(Stored items from a collection)
================

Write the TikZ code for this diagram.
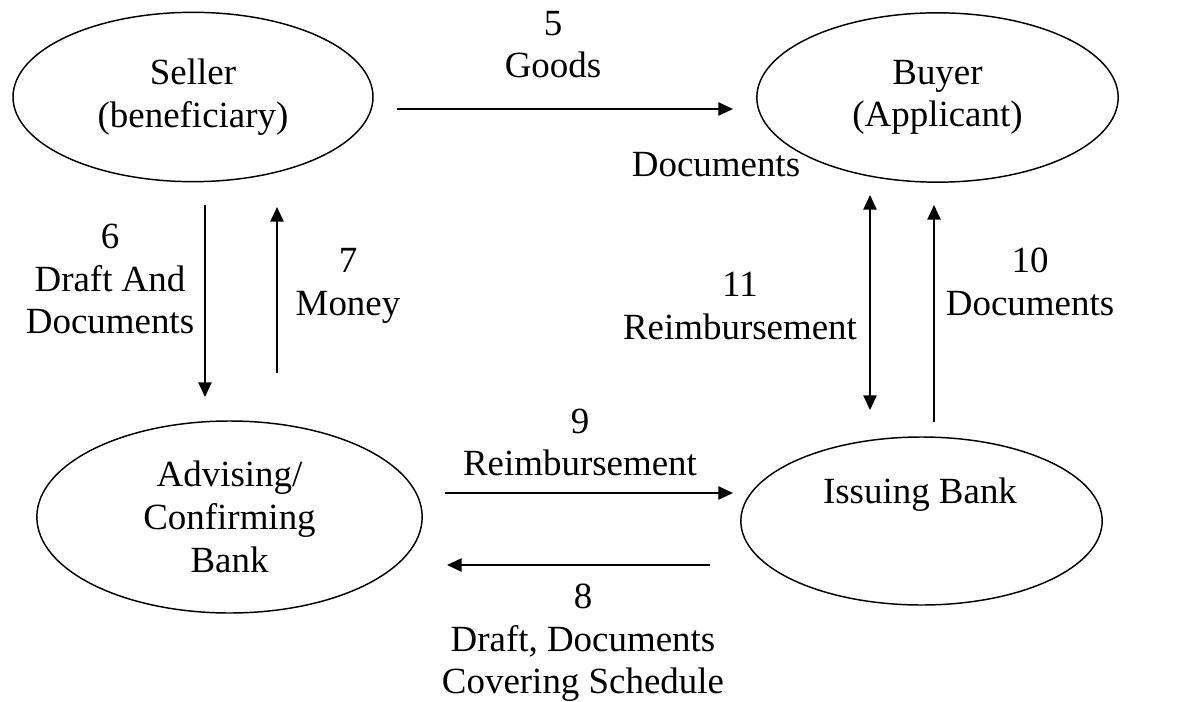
\documentclass[tikz,border=0pt]{standalone}
\usepackage{fontspec}
\setmainfont{Liberation Serif}
\usetikzlibrary{arrows.meta,shapes.geometric}

\tikzset{
  party/.style={draw, ellipse, line width=1.1pt, inner sep=0pt, align=center,
    font=\fontsize{27.7}{32}\selectfont},
  flowtext/.style={inner sep=0pt, align=center, font=\fontsize{27.7}{32}\selectfont},
  flow/.style={line width=1.1pt, -{Triangle[length=11pt,width=10pt]}},
  twoway/.style={line width=1.1pt, {Triangle[length=11pt,width=10pt]}-{Triangle[length=11pt,width=10pt]}}
}

\begin{document}
\begin{tikzpicture}[x=0.75pt, y=-0.75pt]
\useasboundingbox (0,0) rectangle (1184,702);

% the four parties
\node[party, minimum width=270pt, minimum height=127pt] (seller) at (193,97)
  {Seller\\(beneficiary)};
\node[party, minimum width=271pt, minimum height=127pt] (buyer) at (937.5,97.5)
  {Buyer\\(Applicant)};
\node[party, minimum width=289pt, minimum height=144pt] (advising) at (229.5,517)
  {Advising/\\Confirming\\Bank};
\node[party, minimum width=271pt, minimum height=126pt] (issuing) at (921.5,521) {};
\node[flowtext] (issuingtext) at (920,495) {Issuing Bank};

% arrow end points
\coordinate (s5) at (397,109);  \coordinate (e5) at (733,109);
\coordinate (s6) at (205,205);  \coordinate (e6) at (205,397);
\coordinate (s7) at (277,373);  \coordinate (e7) at (277,207);
\coordinate (s11) at (870,195); \coordinate (e11) at (870,410);
\coordinate (s10) at (934,422); \coordinate (e10) at (934,205);
\coordinate (s9) at (445,493);  \coordinate (e9) at (733,493);
\coordinate (s8) at (710,565);  \coordinate (e8) at (447,565);

% flows
\draw[flow] (s5) -- (e5);
\draw[flow] (s6) -- (e6);
\draw[flow] (s7) -- (e7);
\draw[twoway] (s11) -- (e11);
\draw[flow] (s10) -- (e10);
\draw[flow] (s9) -- (e9);
\draw[flow] (s8) -- (e8);

% flow labels
\node[flowtext] (l5) at (553,44.5) {5\\Goods};
\node[flowtext] (l5b) at (716,164.5) {Documents};
\node[flowtext] (l6) at (110,279) {6\\Draft And\\Documents};
\node[flowtext] (l7) at (348,286) {7\\Money};
\node[flowtext] (l11) at (740,306) {11\\Reimbursement};
\node[flowtext] (l10) at (1030,282) {10\\Documents};
\node[flowtext] (l9) at (580,442.5) {9\\Reimbursement};
\node[flowtext] (l8) at (583,643) {8\\Draft, Documents\\Covering Schedule};
\end{tikzpicture}
\end{document}
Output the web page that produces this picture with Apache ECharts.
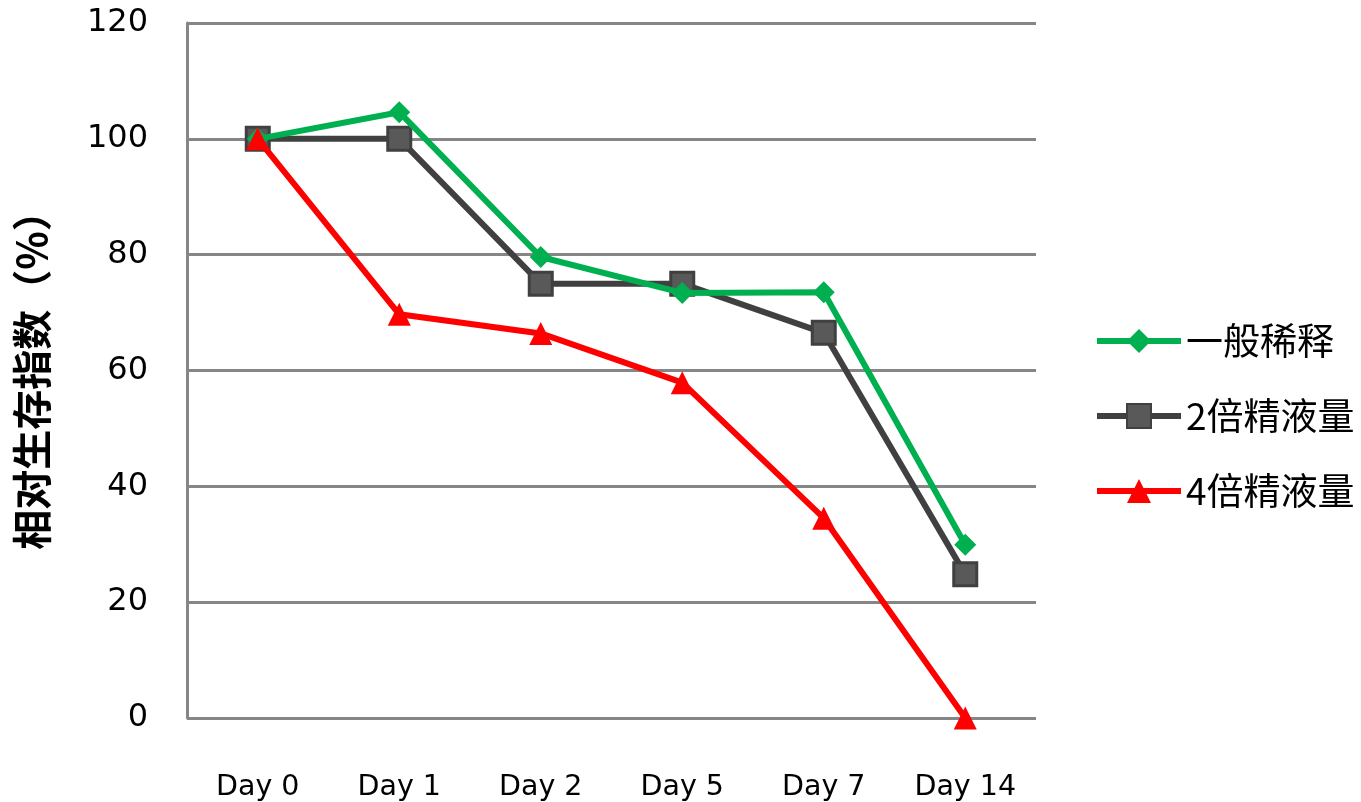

================

## EXERCISE PROMPT
Go back to the entries above and restate word for word every line from the first through the one that contains "(e8) at (447,565);", leaving the pictures behind.

## RESPONSE TO THIS EXERCISE
Write the TikZ code for this diagram.
\documentclass[tikz,border=0pt]{standalone}
\usepackage{fontspec}
\setmainfont{Liberation Serif}
\usetikzlibrary{arrows.meta,shapes.geometric}

\tikzset{
  party/.style={draw, ellipse, line width=1.1pt, inner sep=0pt, align=center,
    font=\fontsize{27.7}{32}\selectfont},
  flowtext/.style={inner sep=0pt, align=center, font=\fontsize{27.7}{32}\selectfont},
  flow/.style={line width=1.1pt, -{Triangle[length=11pt,width=10pt]}},
  twoway/.style={line width=1.1pt, {Triangle[length=11pt,width=10pt]}-{Triangle[length=11pt,width=10pt]}}
}

\begin{document}
\begin{tikzpicture}[x=0.75pt, y=-0.75pt]
\useasboundingbox (0,0) rectangle (1184,702);

% the four parties
\node[party, minimum width=270pt, minimum height=127pt] (seller) at (193,97)
  {Seller\\(beneficiary)};
\node[party, minimum width=271pt, minimum height=127pt] (buyer) at (937.5,97.5)
  {Buyer\\(Applicant)};
\node[party, minimum width=289pt, minimum height=144pt] (advising) at (229.5,517)
  {Advising/\\Confirming\\Bank};
\node[party, minimum width=271pt, minimum height=126pt] (issuing) at (921.5,521) {};
\node[flowtext] (issuingtext) at (920,495) {Issuing Bank};

% arrow end points
\coordinate (s5) at (397,109);  \coordinate (e5) at (733,109);
\coordinate (s6) at (205,205);  \coordinate (e6) at (205,397);
\coordinate (s7) at (277,373);  \coordinate (e7) at (277,207);
\coordinate (s11) at (870,195); \coordinate (e11) at (870,410);
\coordinate (s10) at (934,422); \coordinate (e10) at (934,205);
\coordinate (s9) at (445,493);  \coordinate (e9) at (733,493);
\coordinate (s8) at (710,565);  \coordinate (e8) at (447,565);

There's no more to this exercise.